_Written exercise:_ Give every line back verbatim, dropping all images.

_Raw data:_
(begin)
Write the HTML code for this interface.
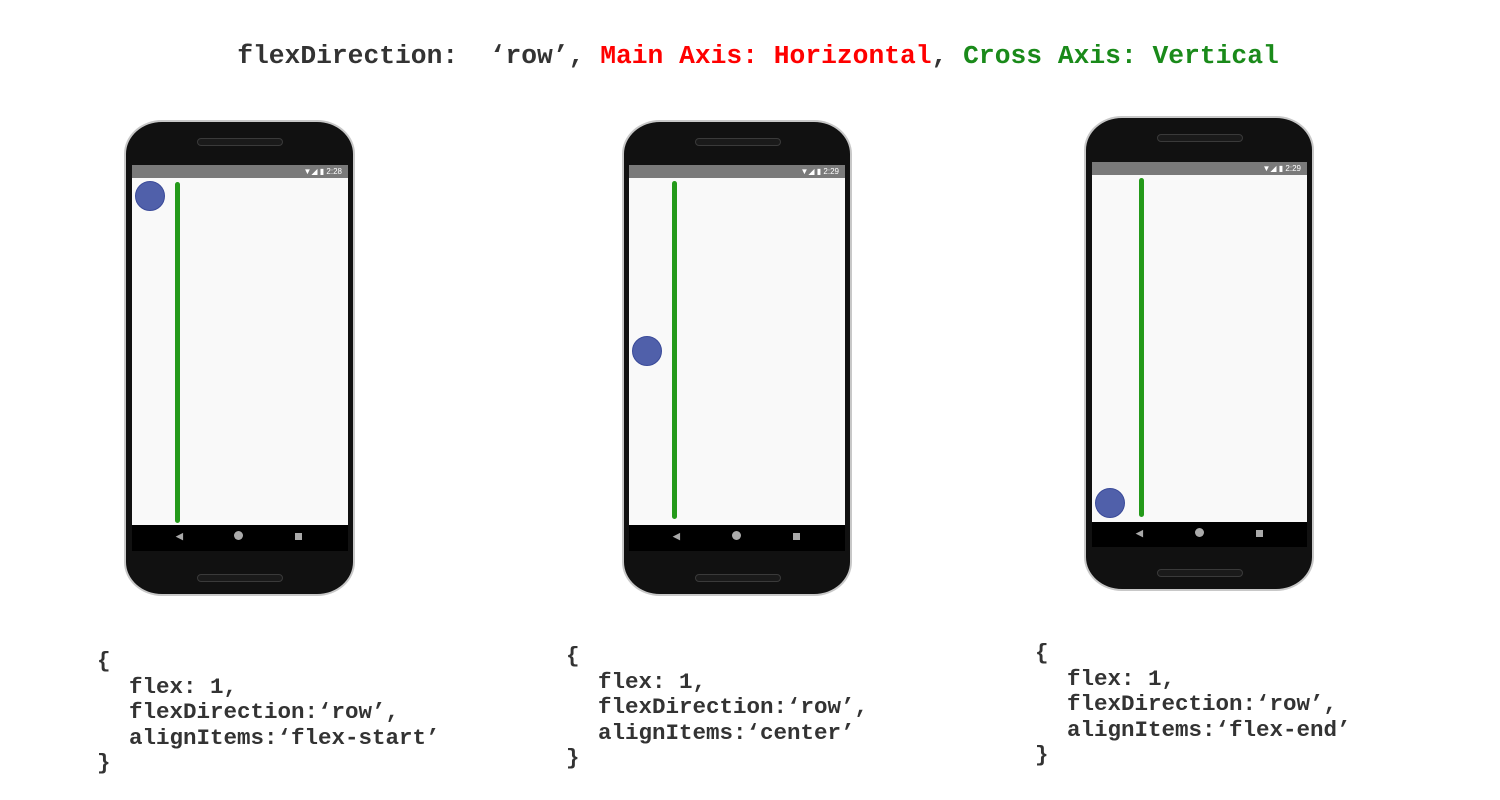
<!DOCTYPE html>
<html><head><meta charset="utf-8"><style>
body{margin:0;width:1500px;height:800px;background:#fff;position:relative;overflow:hidden;font-family:"Liberation Mono",monospace;font-weight:bold;color:#333}
.a{position:absolute}
.title{left:0;width:1516px;top:41px;text-align:center;font-size:26.3px;white-space:pre}
.ph{position:absolute;background:#111;border:2px solid #c8c8c8;border-radius:38px/34px;box-sizing:border-box}
.spk{position:absolute;height:6px;background:#1a1a1a;border:1px solid #3a3a3a;border-radius:4px}
.scr{position:absolute;background:#f9f9f9}
.sb{position:absolute;left:0;right:0;top:0;height:13px;background:#7a7a7a;color:#fff;font-family:"Liberation Sans",sans-serif;font-size:8px;font-weight:normal;line-height:13px;text-align:right;padding-right:6px}
.nav{position:absolute;left:0;right:0;background:#000}
.g{position:absolute;width:5px;background:#249a1a;border-radius:3px}
.c{position:absolute;width:30px;height:30px;border-radius:50%;background:#5060aa;border:1px solid #3a4a99;box-sizing:border-box}
.code{font-size:22.5px;line-height:25.5px;white-space:pre}
.code .i{padding-left:32px}
</style></head><body>
<div class="a title">flexDirection:  ‘row’, <span style="color:#f00">Main Axis: Horizontal</span>, <span style="color:#1a8a1a">Cross Axis: Vertical</span></div>

<!-- phone 1 -->
<div class="ph" style="left:124px;top:120px;width:231px;height:476px"></div>
<div class="spk" style="left:197px;top:138px;width:84px"></div>
<div class="spk" style="left:197px;top:574px;width:84px"></div>
<div class="scr" style="left:132px;top:165px;width:216px;height:386px">
<div class="sb">▼◢ ▮ 2:28</div>
<div class="nav" style="top:360px;height:26px"><span class="a" style="left:44px;top:7px;color:#aaa;font-size:9px">◀</span><span class="a" style="left:102px;top:6px;width:9px;height:9px;border-radius:50%;background:#aaa"></span><span class="a" style="left:163px;top:8px;width:7px;height:7px;background:#aaa"></span></div>
</div>
<div class="g" style="left:175px;top:182px;height:341px"></div>
<div class="c" style="left:135px;top:181px"></div>

<!-- phone 2 -->
<div class="ph" style="left:622px;top:120px;width:230px;height:476px"></div>
<div class="spk" style="left:695px;top:138px;width:84px"></div>
<div class="spk" style="left:695px;top:574px;width:84px"></div>
<div class="scr" style="left:629px;top:165px;width:216px;height:386px">
<div class="sb">▼◢ ▮ 2:29</div>
<div class="nav" style="top:360px;height:26px"><span class="a" style="left:44px;top:7px;color:#aaa;font-size:9px">◀</span><span class="a" style="left:103px;top:6px;width:9px;height:9px;border-radius:50%;background:#aaa"></span><span class="a" style="left:164px;top:8px;width:7px;height:7px;background:#aaa"></span></div>
</div>
<div class="g" style="left:672px;top:181px;height:338px"></div>
<div class="c" style="left:632px;top:336px"></div>

<!-- phone 3 -->
<div class="ph" style="left:1084px;top:116px;width:230px;height:475px"></div>
<div class="spk" style="left:1157px;top:134px;width:84px"></div>
<div class="spk" style="left:1157px;top:569px;width:84px"></div>
<div class="scr" style="left:1092px;top:162px;width:215px;height:385px">
<div class="sb">▼◢ ▮ 2:29</div>
<div class="nav" style="top:360px;height:25px"><span class="a" style="left:44px;top:7px;color:#aaa;font-size:9px">◀</span><span class="a" style="left:103px;top:6px;width:9px;height:9px;border-radius:50%;background:#aaa"></span><span class="a" style="left:164px;top:8px;width:7px;height:7px;background:#aaa"></span></div>
</div>
<div class="g" style="left:1139px;top:178px;height:339px"></div>
<div class="c" style="left:1095px;top:488px"></div>

<div class="a code" style="left:97px;top:649px"><div>{</div><div class="i">flex: 1,</div><div class="i">flexDirection:‘row’,</div><div class="i">alignItems:‘flex-start’</div><div>}</div></div>
<div class="a code" style="left:566px;top:644px"><div>{</div><div class="i">flex: 1,</div><div class="i">flexDirection:‘row’,</div><div class="i">alignItems:‘center’</div><div>}</div></div>
<div class="a code" style="left:1035px;top:641px"><div>{</div><div class="i">flex: 1,</div><div class="i">flexDirection:‘row’,</div><div class="i">alignItems:‘flex-end’</div><div>}</div></div>
</body></html>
(end)
_Answer to the problem:_
Write the HTML code for this interface.
<!DOCTYPE html>
<html><head><meta charset="utf-8"><style>
body{margin:0;width:1500px;height:800px;background:#fff;position:relative;overflow:hidden;font-family:"Liberation Mono",monospace;font-weight:bold;color:#333}
.a{position:absolute}
.title{left:0;width:1516px;top:41px;text-align:center;font-size:26.3px;white-space:pre}
.ph{position:absolute;background:#111;border:2px solid #c8c8c8;border-radius:38px/34px;box-sizing:border-box}
.spk{position:absolute;height:6px;background:#1a1a1a;border:1px solid #3a3a3a;border-radius:4px}
.scr{position:absolute;background:#f9f9f9}
.sb{position:absolute;left:0;right:0;top:0;height:13px;background:#7a7a7a;color:#fff;font-family:"Liberation Sans",sans-serif;font-size:8px;font-weight:normal;line-height:13px;text-align:right;padding-right:6px}
.nav{position:absolute;left:0;right:0;background:#000}
.g{position:absolute;width:5px;background:#249a1a;border-radius:3px}
.c{position:absolute;width:30px;height:30px;border-radius:50%;background:#5060aa;border:1px solid #3a4a99;box-sizing:border-box}
.code{font-size:22.5px;line-height:25.5px;white-space:pre}
.code .i{padding-left:32px}
</style></head><body>
<div class="a title">flexDirection:  ‘row’, <span style="color:#f00">Main Axis: Horizontal</span>, <span style="color:#1a8a1a">Cross Axis: Vertical</span></div>

<!-- phone 1 -->
<div class="ph" style="left:124px;top:120px;width:231px;height:476px"></div>
<div class="spk" style="left:197px;top:138px;width:84px"></div>
<div class="spk" style="left:197px;top:574px;width:84px"></div>
<div class="scr" style="left:132px;top:165px;width:216px;height:386px">
<div class="sb">▼◢ ▮ 2:28</div>
<div class="nav" style="top:360px;height:26px"><span class="a" style="left:44px;top:7px;color:#aaa;font-size:9px">◀</span><span class="a" style="left:102px;top:6px;width:9px;height:9px;border-radius:50%;background:#aaa"></span><span class="a" style="left:163px;top:8px;width:7px;height:7px;background:#aaa"></span></div>
</div>
<div class="g" style="left:175px;top:182px;height:341px"></div>
<div class="c" style="left:135px;top:181px"></div>

<!-- phone 2 -->
<div class="ph" style="left:622px;top:120px;width:230px;height:476px"></div>
<div class="spk" style="left:695px;top:138px;width:84px"></div>
<div class="spk" style="left:695px;top:574px;width:84px"></div>
<div class="scr" style="left:629px;top:165px;width:216px;height:386px">
<div class="sb">▼◢ ▮ 2:29</div>
<div class="nav" style="top:360px;height:26px"><span class="a" style="left:44px;top:7px;color:#aaa;font-size:9px">◀</span><span class="a" style="left:103px;top:6px;width:9px;height:9px;border-radius:50%;background:#aaa"></span><span class="a" style="left:164px;top:8px;width:7px;height:7px;background:#aaa"></span></div>
</div>
<div class="g" style="left:672px;top:181px;height:338px"></div>
<div class="c" style="left:632px;top:336px"></div>

<!-- phone 3 -->
<div class="ph" style="left:1084px;top:116px;width:230px;height:475px"></div>
<div class="spk" style="left:1157px;top:134px;width:84px"></div>
<div class="spk" style="left:1157px;top:569px;width:84px"></div>
<div class="scr" style="left:1092px;top:162px;width:215px;height:385px">
<div class="sb">▼◢ ▮ 2:29</div>
<div class="nav" style="top:360px;height:25px"><span class="a" style="left:44px;top:7px;color:#aaa;font-size:9px">◀</span><span class="a" style="left:103px;top:6px;width:9px;height:9px;border-radius:50%;background:#aaa"></span><span class="a" style="left:164px;top:8px;width:7px;height:7px;background:#aaa"></span></div>
</div>
<div class="g" style="left:1139px;top:178px;height:339px"></div>
<div class="c" style="left:1095px;top:488px"></div>

<div class="a code" style="left:97px;top:649px"><div>{</div><div class="i">flex: 1,</div><div class="i">flexDirection:‘row’,</div><div class="i">alignItems:‘flex-start’</div><div>}</div></div>
<div class="a code" style="left:566px;top:644px"><div>{</div><div class="i">flex: 1,</div><div class="i">flexDirection:‘row’,</div><div class="i">alignItems:‘center’</div><div>}</div></div>
<div class="a code" style="left:1035px;top:641px"><div>{</div><div class="i">flex: 1,</div><div class="i">flexDirection:‘row’,</div><div class="i">alignItems:‘flex-end’</div><div>}</div></div>
</body></html>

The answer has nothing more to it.